Session Details
Designing for Voice: Alexa, Google Assistant, and beyond
Darla Sharp Voice UX Designer Google
There are few places where design is less evident than when you use a voice user interface, like the Amazon Echo or the Google home. But as anyone who has used Alexa or the Google Assistant knows, it's painfully obvious when a voice based experience
is not designed well. You go nowhere, fast. It's the equivalent of a 404 page, but somehow more personally frustrating.
As a former voice designer for Alexa, and a current voice designer for the Google Assistant, I would like to talk about the ins and outs of designing for an eyes-free experience. What is voice design? What does it look like? Why is it important?

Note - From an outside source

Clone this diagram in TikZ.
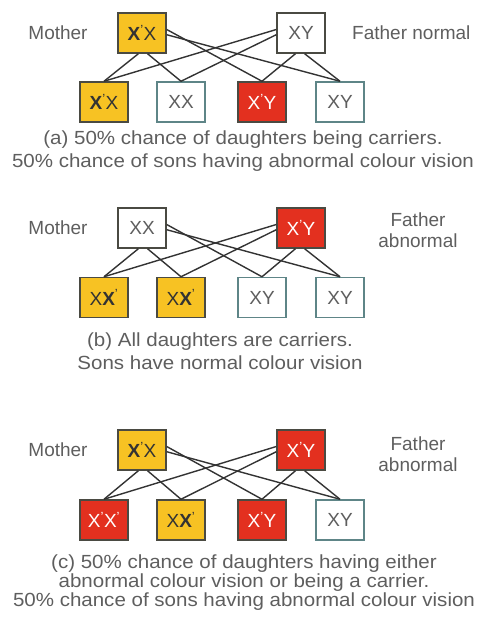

What happens when you do it well? And what happens when it's not designed at all.
Darla Sharp
Darla Sharp is a voice interaction designer currently working on the Google Assistant. At Google, she works on helping the Assistant sound efficient yet personable, helpful yet humble, and above all natural (with the understanding that a talking
speaker has certain limitations when it comes to the depths of it’s humanity).
Before Google, she was working at Amazon as a voice designer for Alexa. Of all the features she helped launch with Alexa, she's most proud of helping write her pickup lines. Before digital assistants were a thing, she worked on a range of voice
products including automated phone systems, as well as voice enabled apps. She have a Masters in Applied Linguistics from San Diego State University, and a B.A. in French from Valparaiso University.